Check each line for the word "that" and give how many have it. Say nothing else.

# Start of INPUT

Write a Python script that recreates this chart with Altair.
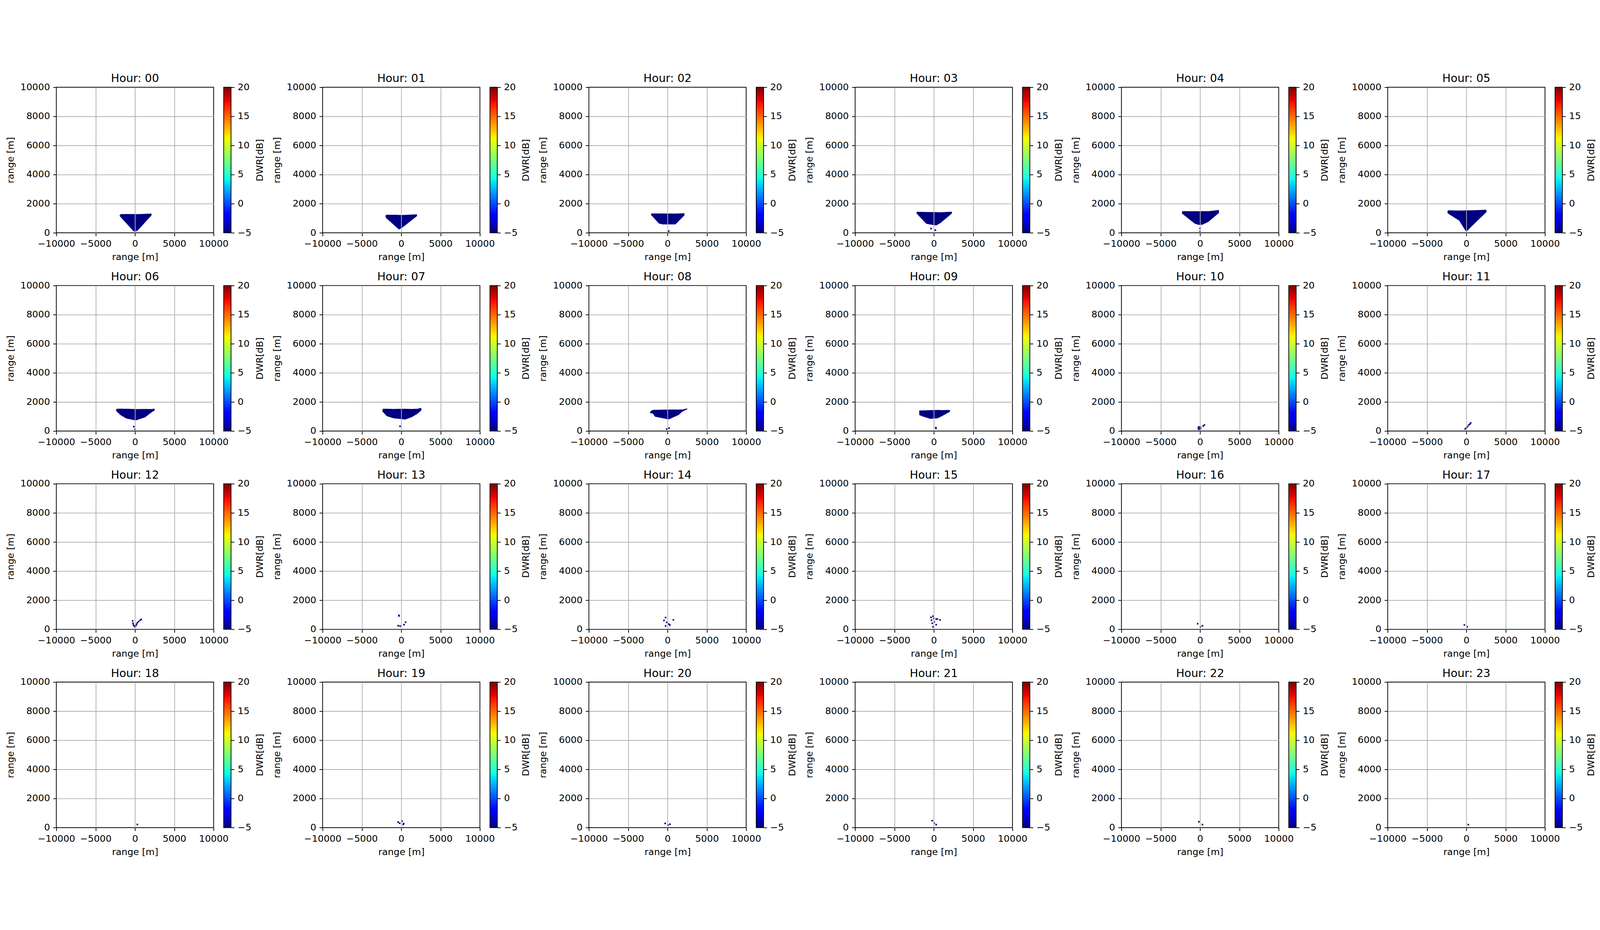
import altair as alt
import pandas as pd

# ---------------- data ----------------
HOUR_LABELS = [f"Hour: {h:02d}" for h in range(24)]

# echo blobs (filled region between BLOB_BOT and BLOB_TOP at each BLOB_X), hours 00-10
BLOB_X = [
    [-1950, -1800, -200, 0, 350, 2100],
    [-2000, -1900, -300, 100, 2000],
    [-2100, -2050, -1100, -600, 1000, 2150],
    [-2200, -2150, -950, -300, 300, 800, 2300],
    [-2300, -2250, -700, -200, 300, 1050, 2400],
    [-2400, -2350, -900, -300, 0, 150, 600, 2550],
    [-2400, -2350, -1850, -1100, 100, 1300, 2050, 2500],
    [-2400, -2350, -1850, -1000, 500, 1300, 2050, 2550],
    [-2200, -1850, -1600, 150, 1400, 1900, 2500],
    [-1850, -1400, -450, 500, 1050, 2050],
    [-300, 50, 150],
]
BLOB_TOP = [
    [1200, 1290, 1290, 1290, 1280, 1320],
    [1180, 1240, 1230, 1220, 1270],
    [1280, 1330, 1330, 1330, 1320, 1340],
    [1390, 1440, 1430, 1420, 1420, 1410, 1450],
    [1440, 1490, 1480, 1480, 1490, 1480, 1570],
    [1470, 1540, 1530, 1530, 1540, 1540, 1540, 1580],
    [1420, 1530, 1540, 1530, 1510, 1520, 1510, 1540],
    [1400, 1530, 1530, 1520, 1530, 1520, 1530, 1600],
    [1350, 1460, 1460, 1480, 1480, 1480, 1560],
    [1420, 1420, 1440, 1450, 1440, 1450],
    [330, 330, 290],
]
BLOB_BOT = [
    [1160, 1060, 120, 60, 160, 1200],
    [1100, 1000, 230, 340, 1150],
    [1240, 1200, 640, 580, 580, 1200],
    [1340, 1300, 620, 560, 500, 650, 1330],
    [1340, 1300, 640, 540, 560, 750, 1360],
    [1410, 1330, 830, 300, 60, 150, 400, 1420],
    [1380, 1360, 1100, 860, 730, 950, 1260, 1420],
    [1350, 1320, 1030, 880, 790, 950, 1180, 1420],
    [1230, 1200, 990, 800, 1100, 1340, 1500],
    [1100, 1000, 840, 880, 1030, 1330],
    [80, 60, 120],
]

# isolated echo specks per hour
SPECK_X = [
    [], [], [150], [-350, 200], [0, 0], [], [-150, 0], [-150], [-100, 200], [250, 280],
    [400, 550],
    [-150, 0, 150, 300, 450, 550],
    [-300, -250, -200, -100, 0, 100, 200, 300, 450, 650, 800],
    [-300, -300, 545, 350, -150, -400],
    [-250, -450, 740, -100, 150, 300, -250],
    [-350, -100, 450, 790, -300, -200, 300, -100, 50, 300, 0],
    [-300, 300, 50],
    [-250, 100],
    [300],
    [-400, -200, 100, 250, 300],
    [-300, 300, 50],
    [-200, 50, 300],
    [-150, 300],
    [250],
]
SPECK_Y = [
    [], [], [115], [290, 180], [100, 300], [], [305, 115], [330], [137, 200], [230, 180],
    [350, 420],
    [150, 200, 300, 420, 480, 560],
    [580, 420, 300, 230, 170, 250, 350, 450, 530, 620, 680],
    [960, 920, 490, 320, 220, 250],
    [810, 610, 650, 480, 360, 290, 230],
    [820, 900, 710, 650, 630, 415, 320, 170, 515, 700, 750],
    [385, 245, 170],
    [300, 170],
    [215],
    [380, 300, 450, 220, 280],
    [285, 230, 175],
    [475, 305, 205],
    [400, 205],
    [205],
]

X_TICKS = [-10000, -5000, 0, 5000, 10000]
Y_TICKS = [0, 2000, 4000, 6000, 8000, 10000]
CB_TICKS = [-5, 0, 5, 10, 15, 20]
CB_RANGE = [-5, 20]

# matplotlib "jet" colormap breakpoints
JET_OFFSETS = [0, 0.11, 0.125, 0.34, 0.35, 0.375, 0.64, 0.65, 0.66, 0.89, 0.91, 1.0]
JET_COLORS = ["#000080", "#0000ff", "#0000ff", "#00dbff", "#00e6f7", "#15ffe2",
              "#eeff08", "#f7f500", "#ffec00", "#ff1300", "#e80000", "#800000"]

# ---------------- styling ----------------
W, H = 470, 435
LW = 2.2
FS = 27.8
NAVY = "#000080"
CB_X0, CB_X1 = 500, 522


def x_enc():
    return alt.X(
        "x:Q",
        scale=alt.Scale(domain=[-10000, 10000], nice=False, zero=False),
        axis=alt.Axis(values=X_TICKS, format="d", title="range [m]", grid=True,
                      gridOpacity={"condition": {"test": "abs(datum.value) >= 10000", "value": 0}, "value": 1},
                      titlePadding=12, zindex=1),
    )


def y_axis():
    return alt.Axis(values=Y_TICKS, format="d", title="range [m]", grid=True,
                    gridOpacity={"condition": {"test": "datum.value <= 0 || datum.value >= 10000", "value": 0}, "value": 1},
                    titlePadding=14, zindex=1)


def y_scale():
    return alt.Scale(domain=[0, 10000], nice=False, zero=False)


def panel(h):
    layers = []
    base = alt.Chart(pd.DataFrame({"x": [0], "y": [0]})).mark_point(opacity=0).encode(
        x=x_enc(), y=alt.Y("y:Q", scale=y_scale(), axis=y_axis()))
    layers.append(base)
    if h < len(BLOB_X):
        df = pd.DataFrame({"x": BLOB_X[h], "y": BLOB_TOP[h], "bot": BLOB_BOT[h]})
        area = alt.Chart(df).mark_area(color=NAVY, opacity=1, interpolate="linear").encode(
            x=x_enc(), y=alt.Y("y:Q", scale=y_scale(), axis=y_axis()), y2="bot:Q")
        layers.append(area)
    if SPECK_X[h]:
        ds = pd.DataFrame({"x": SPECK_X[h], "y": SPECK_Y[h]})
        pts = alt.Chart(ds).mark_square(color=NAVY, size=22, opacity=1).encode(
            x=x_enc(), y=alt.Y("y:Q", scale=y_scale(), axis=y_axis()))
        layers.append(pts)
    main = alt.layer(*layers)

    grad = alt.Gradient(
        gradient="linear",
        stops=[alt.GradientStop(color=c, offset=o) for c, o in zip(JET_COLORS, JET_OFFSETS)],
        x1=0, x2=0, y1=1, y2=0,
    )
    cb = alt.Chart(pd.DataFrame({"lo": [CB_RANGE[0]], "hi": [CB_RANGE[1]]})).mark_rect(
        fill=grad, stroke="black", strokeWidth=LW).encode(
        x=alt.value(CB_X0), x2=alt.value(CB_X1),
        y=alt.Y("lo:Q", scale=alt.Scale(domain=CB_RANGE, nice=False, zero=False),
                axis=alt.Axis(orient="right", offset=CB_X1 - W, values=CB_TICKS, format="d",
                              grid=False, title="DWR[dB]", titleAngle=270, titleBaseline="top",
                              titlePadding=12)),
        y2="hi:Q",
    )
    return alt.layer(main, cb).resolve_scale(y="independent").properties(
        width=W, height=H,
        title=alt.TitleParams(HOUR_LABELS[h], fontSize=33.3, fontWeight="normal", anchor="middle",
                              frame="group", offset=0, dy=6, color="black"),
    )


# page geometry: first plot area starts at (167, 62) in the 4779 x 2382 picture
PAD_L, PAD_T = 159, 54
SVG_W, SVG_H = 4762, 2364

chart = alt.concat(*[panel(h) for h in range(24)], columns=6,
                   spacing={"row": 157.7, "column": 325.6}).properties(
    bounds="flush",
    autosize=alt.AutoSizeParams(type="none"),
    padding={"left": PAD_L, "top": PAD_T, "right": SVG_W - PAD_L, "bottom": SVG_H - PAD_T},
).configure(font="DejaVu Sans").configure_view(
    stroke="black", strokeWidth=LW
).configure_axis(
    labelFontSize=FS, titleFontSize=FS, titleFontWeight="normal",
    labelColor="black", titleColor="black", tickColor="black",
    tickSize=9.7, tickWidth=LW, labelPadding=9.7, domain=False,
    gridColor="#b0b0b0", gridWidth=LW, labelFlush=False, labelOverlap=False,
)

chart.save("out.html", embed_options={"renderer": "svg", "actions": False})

# End of INPUT
# Start of INPUT

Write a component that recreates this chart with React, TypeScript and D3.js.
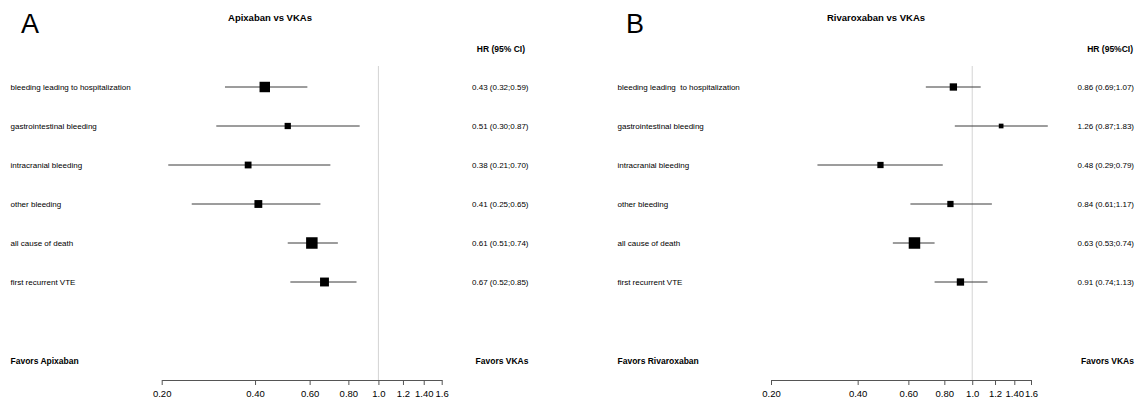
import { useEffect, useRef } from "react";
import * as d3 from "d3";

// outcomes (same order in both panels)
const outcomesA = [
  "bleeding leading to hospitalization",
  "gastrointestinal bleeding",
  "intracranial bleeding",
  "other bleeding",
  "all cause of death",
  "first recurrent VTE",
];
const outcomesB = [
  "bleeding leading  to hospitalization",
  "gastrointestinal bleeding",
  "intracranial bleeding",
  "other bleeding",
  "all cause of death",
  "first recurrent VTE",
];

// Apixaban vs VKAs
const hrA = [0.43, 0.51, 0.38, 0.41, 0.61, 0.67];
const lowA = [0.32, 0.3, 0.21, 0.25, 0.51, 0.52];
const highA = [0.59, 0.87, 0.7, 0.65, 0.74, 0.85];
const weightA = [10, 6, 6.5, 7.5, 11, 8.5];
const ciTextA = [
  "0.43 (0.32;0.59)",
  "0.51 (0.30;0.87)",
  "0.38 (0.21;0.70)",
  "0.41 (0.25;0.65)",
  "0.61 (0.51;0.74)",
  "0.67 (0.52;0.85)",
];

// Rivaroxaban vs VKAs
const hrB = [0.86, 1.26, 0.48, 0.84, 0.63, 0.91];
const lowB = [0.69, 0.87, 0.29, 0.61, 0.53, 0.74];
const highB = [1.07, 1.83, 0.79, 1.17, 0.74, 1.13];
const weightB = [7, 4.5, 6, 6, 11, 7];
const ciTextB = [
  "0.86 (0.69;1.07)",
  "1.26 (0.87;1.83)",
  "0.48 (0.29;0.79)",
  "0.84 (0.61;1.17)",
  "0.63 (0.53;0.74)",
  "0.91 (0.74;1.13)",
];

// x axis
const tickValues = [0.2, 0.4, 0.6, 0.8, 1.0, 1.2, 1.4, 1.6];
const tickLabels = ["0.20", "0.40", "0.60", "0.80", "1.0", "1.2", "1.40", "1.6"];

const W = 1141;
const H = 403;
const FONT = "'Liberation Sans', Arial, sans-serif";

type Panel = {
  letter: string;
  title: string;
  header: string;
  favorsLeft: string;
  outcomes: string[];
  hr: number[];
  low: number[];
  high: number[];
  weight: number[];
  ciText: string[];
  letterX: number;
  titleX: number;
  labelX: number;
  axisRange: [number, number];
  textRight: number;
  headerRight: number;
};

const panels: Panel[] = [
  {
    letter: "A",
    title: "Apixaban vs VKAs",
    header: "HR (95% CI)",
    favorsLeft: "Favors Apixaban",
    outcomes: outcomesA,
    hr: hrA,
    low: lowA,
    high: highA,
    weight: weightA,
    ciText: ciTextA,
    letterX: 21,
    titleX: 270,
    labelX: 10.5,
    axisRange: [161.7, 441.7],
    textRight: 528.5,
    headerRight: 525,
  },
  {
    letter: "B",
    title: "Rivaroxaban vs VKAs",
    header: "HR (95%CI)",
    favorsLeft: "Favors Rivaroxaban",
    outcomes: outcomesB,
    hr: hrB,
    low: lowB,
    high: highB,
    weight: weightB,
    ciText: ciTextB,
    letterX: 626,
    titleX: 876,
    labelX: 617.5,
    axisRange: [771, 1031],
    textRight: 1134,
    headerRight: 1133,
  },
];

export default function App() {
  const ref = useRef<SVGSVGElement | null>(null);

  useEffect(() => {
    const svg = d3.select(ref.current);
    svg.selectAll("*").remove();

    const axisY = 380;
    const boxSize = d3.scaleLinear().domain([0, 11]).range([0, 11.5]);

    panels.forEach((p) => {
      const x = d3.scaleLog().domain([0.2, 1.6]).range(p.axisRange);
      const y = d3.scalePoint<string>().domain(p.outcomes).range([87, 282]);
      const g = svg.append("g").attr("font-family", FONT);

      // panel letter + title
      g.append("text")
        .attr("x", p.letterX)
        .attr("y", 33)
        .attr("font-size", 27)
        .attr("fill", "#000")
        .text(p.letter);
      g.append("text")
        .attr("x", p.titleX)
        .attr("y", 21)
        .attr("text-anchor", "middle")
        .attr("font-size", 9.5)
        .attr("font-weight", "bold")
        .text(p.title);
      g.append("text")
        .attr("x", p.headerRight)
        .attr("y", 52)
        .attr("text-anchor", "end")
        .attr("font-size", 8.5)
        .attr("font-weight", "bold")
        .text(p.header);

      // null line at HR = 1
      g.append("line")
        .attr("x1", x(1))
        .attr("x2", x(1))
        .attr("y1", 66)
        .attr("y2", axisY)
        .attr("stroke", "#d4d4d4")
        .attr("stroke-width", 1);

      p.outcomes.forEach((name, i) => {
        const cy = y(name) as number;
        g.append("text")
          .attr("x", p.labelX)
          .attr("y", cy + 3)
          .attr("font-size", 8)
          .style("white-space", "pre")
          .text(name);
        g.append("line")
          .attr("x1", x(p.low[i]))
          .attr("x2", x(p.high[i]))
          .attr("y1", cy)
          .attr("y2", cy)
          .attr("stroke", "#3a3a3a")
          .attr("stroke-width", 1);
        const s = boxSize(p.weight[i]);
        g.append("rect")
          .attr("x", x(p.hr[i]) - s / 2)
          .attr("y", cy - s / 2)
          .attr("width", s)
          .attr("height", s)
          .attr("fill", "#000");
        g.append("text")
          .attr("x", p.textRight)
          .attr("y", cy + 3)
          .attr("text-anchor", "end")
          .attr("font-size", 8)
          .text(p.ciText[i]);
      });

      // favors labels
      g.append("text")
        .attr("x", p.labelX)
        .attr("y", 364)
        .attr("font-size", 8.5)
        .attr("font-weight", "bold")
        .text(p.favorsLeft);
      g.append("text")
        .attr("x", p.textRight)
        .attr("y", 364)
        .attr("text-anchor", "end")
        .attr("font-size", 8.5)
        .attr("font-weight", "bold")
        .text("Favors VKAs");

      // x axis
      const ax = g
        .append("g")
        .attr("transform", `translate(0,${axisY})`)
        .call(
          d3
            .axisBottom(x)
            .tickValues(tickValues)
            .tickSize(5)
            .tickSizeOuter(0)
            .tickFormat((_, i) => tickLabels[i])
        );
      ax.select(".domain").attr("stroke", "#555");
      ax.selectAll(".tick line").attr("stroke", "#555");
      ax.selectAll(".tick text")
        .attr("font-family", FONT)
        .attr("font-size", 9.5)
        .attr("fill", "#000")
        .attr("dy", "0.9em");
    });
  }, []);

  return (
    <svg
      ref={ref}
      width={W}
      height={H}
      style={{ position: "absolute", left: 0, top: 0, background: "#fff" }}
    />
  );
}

# End of INPUT

RESPONSE TO THIS EXERCISE: 2